Emphasis on Verbal Skills : Educator Urges Single Class for Early Grades
Youngsters in the first years of elementary school--kindergarten through third grade--should be taught in a common class with a heavy emphasis on the crucial skills of reading and writing, a prominent national educator said in Orange County on Thursday.
“The use of language is the centerpiece of all educational problems,” said Ernest L. Boyer, president of the Carnegie Foundation for the Advancement of Teaching in Princeton, N.J. He said the grouping of children in those levels would help educators build a foundation of verbal skills that would serve students through the college level.

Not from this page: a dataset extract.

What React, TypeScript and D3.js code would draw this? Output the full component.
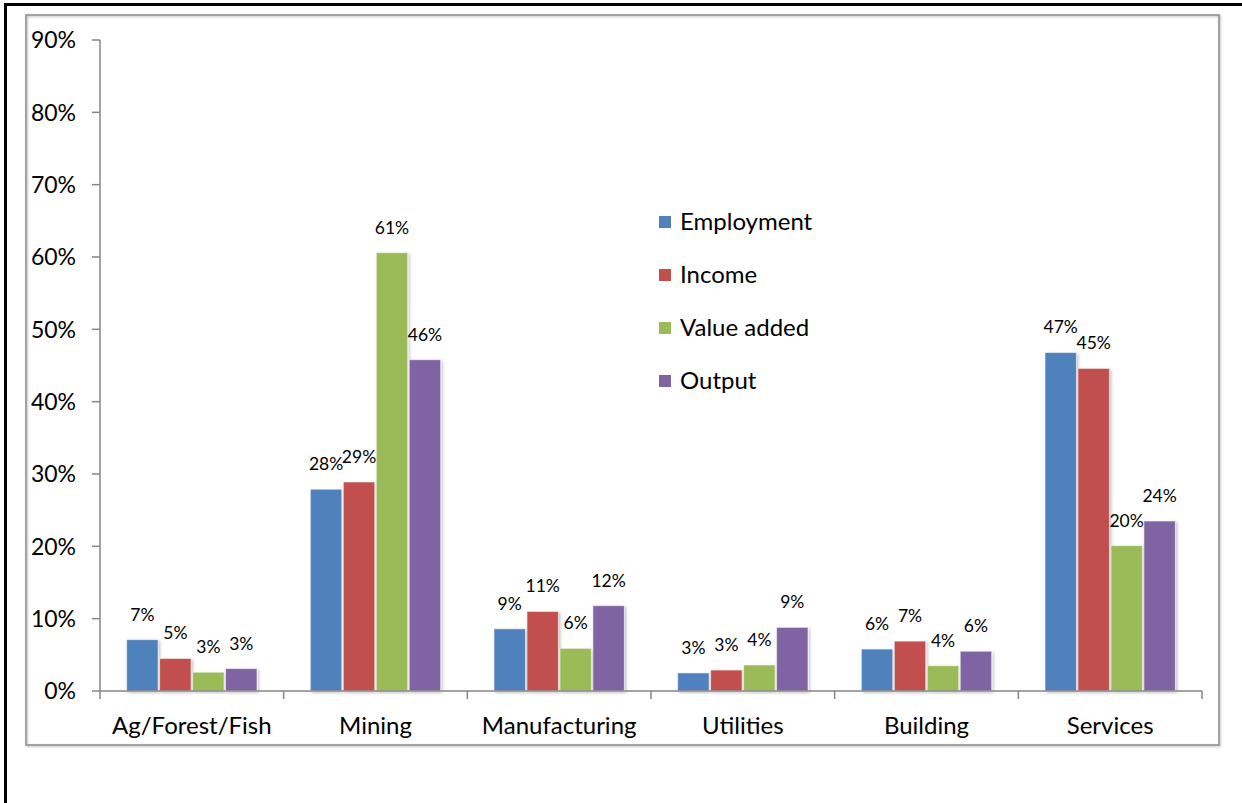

Speaking in Irvine to a national conference about problems facing college freshmen, Boyer noted that most college freshmen woefully lack adequate reading and writing skills
“Children must learn to read and write in the early years,” Boyer said. “I think careful attention to this must be at the levels of kindergarten through third grade, and I think we should break out of that mold of having grades at that level. What difference do grade levels make at that age?”
Best Paid Teachers
Boyer said he thinks these “basic years,” which he said are kindergarten through third grade, are so important that the teachers at those levels “should be the best paid in the system.”
Reporting last fall on a three-year study of American higher education, the Carnegie Foundation issued sharp criticism of U.S. colleges and universities, saying they had “lost their sense of mission.”
Expanding on those findings, Boyer told his UC Irvine audience that students’ poor understanding of English in reading and writing is the root problem at all levels of schooling.
“English is the knowledge through which all other knowledge is pursued in our culture,” he said. “It is transcendent. It is not a separate subject; everything is learned through a knowledge of the language. . . .
“I think colleges and universities must establish relationships with schools, much as the University of Michigan is doing with schools all over that state. . . . But in the end, it’s the early years that are the most important. . . .
“I proposed in a National Press Club speech (in Washington) last fall a notion that deals with a long-term, not a short-term, response to the problems in education. I’d like to see us reorganize the kindergarten and first three years (of grade school) in a radical fashion and call it ‘the basic school.’ I would like to see it ungraded. I would like to see teachers in those schools have no more than 15 students each.
“I would like to see language the central theme of that school. It would be a kind of saturation of writing, reading and music language with, incidentally, the content of the language meaningful and not nonsense. This would include a developing knowledge of our history and traditions and literature. They would be reading meaningful material.”
The conference on “The Freshman Year Experience,” sponsored annually by the University of South Carolina, is being held on the West Coast this year for the first time. UC Irvine is helping with the arrangements for the event, which is being held through Sunday at the Irvine Hilton.
Boyer’s keynote speech to the conference Thursday night was on “The College as Community.”